WA manufacturer’s stunning 377 per cent share price rise

Shares in nerve growth therapy developer Orthocell (ASX: OCC) have surged 377 per cent on positive news from clinical trials of its CelGro tissue repair device.

The company, which developed and manufactures CelGro at its internationally-approved facility in Perth, passed a critical trial with patients with damaged nerves.

The first four patients to receive surgery with CelGro regained sensation and muscle function and two years later have been able to return to normal work and sport activities.

The trials, at Perth’s St John of God Subiaco Hospital, have caused a sensation globally, with Orthocell shares leaping from 15 cents to 52.5 cents on Thursday.

Orthocell managing director, Paul Anderson said: “The first patient outcomes are very positive with early results indicating CelGro is effective in guiding and regenerating peripheral nerves.

“This is an important step…(in) tensionless reconnection of the damaged nerve while guiding nerve regeneration and accelerating the healing process.”

CelGro is already approved and sold in the EU for dental bone and soft tissue applications, and trials have indicated it assists in the repair of rotator cuff tendon within the shoulder.

The company also markets Ortho-ATI, an autologous (using a patient’s own cells) cell therapy for the treatment of damaged and degenerated tendons.
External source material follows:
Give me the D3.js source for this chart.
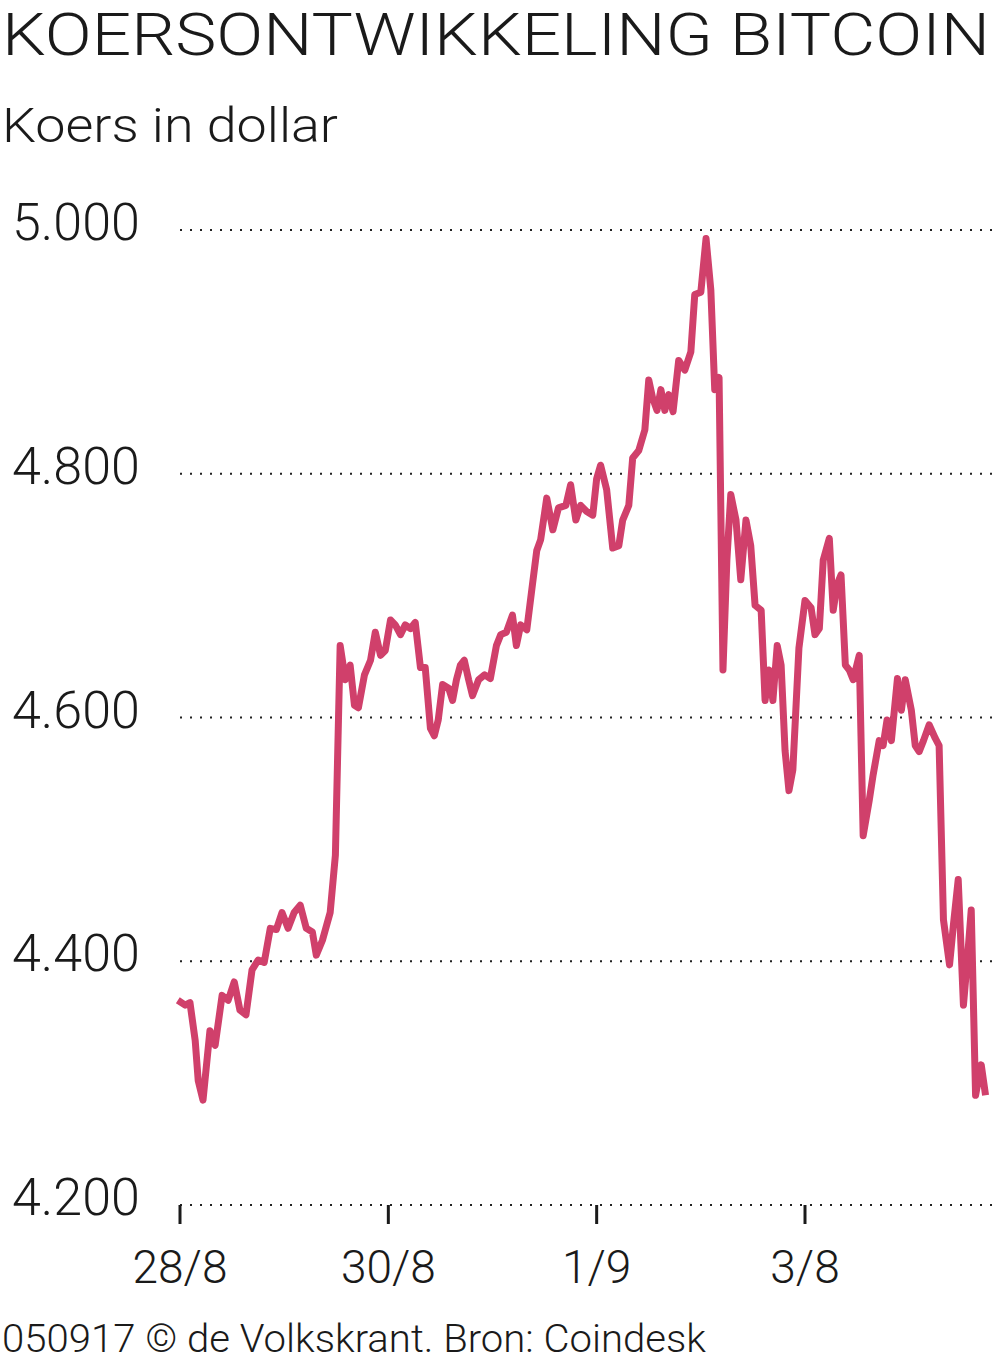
<!DOCTYPE html>
<html><head><meta charset="utf-8">
<script src="https://cdn.jsdelivr.net/npm/d3@7"></script>
<style>body{margin:0;background:#fff}</style>
</head><body><div id="chart"></div>
<script>
// hours since 28/8 00:00
const hours = [-0.5,1.2,2.3,3.5,4.2,5.3,6.9,8.1,9.7,11.1,12.5,13.8,15.2,16.6,18.0,19.4,20.8,22.2,23.5,24.9,26.3,27.7,29.1,30.5,31.4,32.8,34.6,35.8,36.9,38.1,39.2,40.2,41.1,42.5,43.9,45.0,46.2,47.3,48.5,49.6,50.8,51.9,53.1,54.2,55.4,56.5,57.7,58.6,59.5,60.5,61.9,62.8,63.7,64.6,65.5,66.5,67.4,68.8,70.2,71.5,72.9,73.9,75.2,76.6,77.5,78.5,79.9,81.2,82.2,83.1,84.5,85.9,87.2,88.9,90.0,91.2,92.3,93.7,95.1,96.0,96.9,98.3,99.7,101.1,102.0,103.4,104.3,105.7,107.1,108.0,108.9,109.9,110.8,111.7,112.6,113.6,114.9,116.3,117.7,118.6,120.0,121.2,122.3,123.2,124.2,125.1,126.0,126.9,128.1,129.2,130.4,131.5,132.5,133.9,134.8,135.7,136.6,137.6,138.5,139.4,140.3,141.2,142.6,144.0,145.4,146.3,147.3,148.2,149.6,150.5,151.4,152.3,153.3,154.2,155.1,156.5,157.4,158.8,159.7,161.1,162.0,162.9,163.9,165.3,166.2,167.1,168.5,169.4,170.3,171.3,172.6,174.0,174.9,175.9,177.3,178.2,179.3,180.5,181.4,182.3,183.3,184.6,185.6];
const prices = [4368,4364,4366,4335,4302,4286,4343,4331,4372,4368,4383,4360,4356,4393,4401,4399,4427,4426,4440,4427,4440,4446,4427,4424,4405,4417,4440,4487,4659,4631,4643,4610,4608,4635,4647,4670,4651,4655,4680,4676,4668,4676,4673,4678,4641,4641,4591,4585,4598,4627,4624,4614,4631,4643,4647,4631,4618,4631,4635,4632,4659,4668,4670,4684,4659,4676,4672,4709,4737,4746,4780,4754,4772,4774,4791,4762,4774,4769,4766,4796,4807,4787,4739,4741,4762,4774,4813,4819,4836,4877,4862,4852,4869,4852,4865,4851,4893,4885,4900,4947,4949,4993,4951,4869,4879,4639,4729,4783,4762,4713,4762,4741,4692,4688,4614,4639,4614,4659,4643,4573,4540,4557,4657,4696,4690,4668,4673,4729,4747,4688,4709,4717,4643,4639,4631,4651,4503,4532,4553,4581,4577,4598,4581,4632,4606,4631,4606,4577,4572,4581,4594,4583,4577,4434,4397,4430,4467,4364,4401,4442,4290,4315,4290];
const yTicks = [4200,4400,4600,4800,5000];
const yLabels = ['4.200','4.400','4.600','4.800','5.000'];
const xTicks = [0,48,96,144];
const xLabels = ['28/8','30/8','1/9','3/8'];

const W = 1000, H = 1362, font = 'Roboto, sans-serif', ink = '#1a1a1a';
const svg = d3.select('#chart').append('svg').attr('width', W).attr('height', H);

const x = d3.scaleLinear().domain([0, 144]).range([180, 805]);
const y = d3.scaleLinear().domain([4200, 5000]).range([1205, 230]);

svg.append('text').attr('x', 2).attr('y', 55).attr('font-family', font).attr('font-size', 60)
  .attr('font-weight', 300).attr('textLength', 988).attr('lengthAdjust', 'spacingAndGlyphs').attr('fill', ink)
  .text('KOERSONTWIKKELING BITCOIN');
svg.append('text').attr('x', 2).attr('y', 142).attr('font-family', font).attr('font-size', 48)
  .attr('font-weight', 300).attr('textLength', 336).attr('lengthAdjust', 'spacingAndGlyphs')
  .attr('fill', ink).text('Koers in dollar');

// dotted grid
svg.append('g').selectAll('line').data(yTicks).join('line')
  .attr('x1', 180).attr('x2', 992).attr('y1', d => y(d)).attr('y2', d => y(d))
  .attr('stroke', '#222').attr('stroke-width', 2).attr('stroke-dasharray', '2,8');
svg.append('g').selectAll('text').data(yTicks).join('text')
  .attr('x', 12).attr('y', d => y(d) + 10).attr('font-family', font).attr('font-size', 52)
  .attr('font-weight', 300).attr('fill', ink).text((d, i) => yLabels[i]);

// x ticks
svg.append('g').selectAll('line').data(xTicks).join('line')
  .attr('x1', d => x(d)).attr('x2', d => x(d)).attr('y1', 1205).attr('y2', 1224)
  .attr('stroke', ink).attr('stroke-width', 3);
svg.append('g').selectAll('text').data(xTicks).join('text')
  .attr('x', d => x(d)).attr('y', 1283).attr('text-anchor', 'middle').attr('font-family', font)
  .attr('font-size', 46).attr('font-weight', 300).attr('fill', ink).text((d, i) => xLabels[i]);

svg.append('path').datum(hours.map((h, i) => [h, prices[i]]))
  .attr('d', d3.line().x(d => x(d[0])).y(d => y(d[1])))
  .attr('fill', 'none').attr('stroke', '#d0406b').attr('stroke-width', 7).attr('stroke-linejoin', 'round');

svg.append('text').attr('x', 2).attr('y', 1352).attr('font-family', font).attr('font-size', 38)
  .attr('font-weight', 300).attr('textLength', 704).attr('lengthAdjust', 'spacingAndGlyphs')
  .attr('fill', ink).text('050917 © de Volkskrant. Bron: Coindesk');
</script></body></html>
CelGro is a bio-compatible collagen scaffold implanted during surgery at the site of the nerve damage, and can be used in combination with autologous cells or growth factors.

One patient Daniel Hunt said in a statement that he suffered a football injury which left him with no feeling in his right shoulder.

“Ï am living a normal life now,” Hunt said.

“I can pick up my kids and I even swam to Rottnest (an island off Perth). ”

“I might even be able to play footy again, something I thought would never happen.”

So far CelGro has been used to treat 20 patients, with the progress of four reported.

The device makes for speedier and, it appears, more effective, surgery than with traditional methods.

More than 20 million people suffer from peripheral nerve damage in the US alone.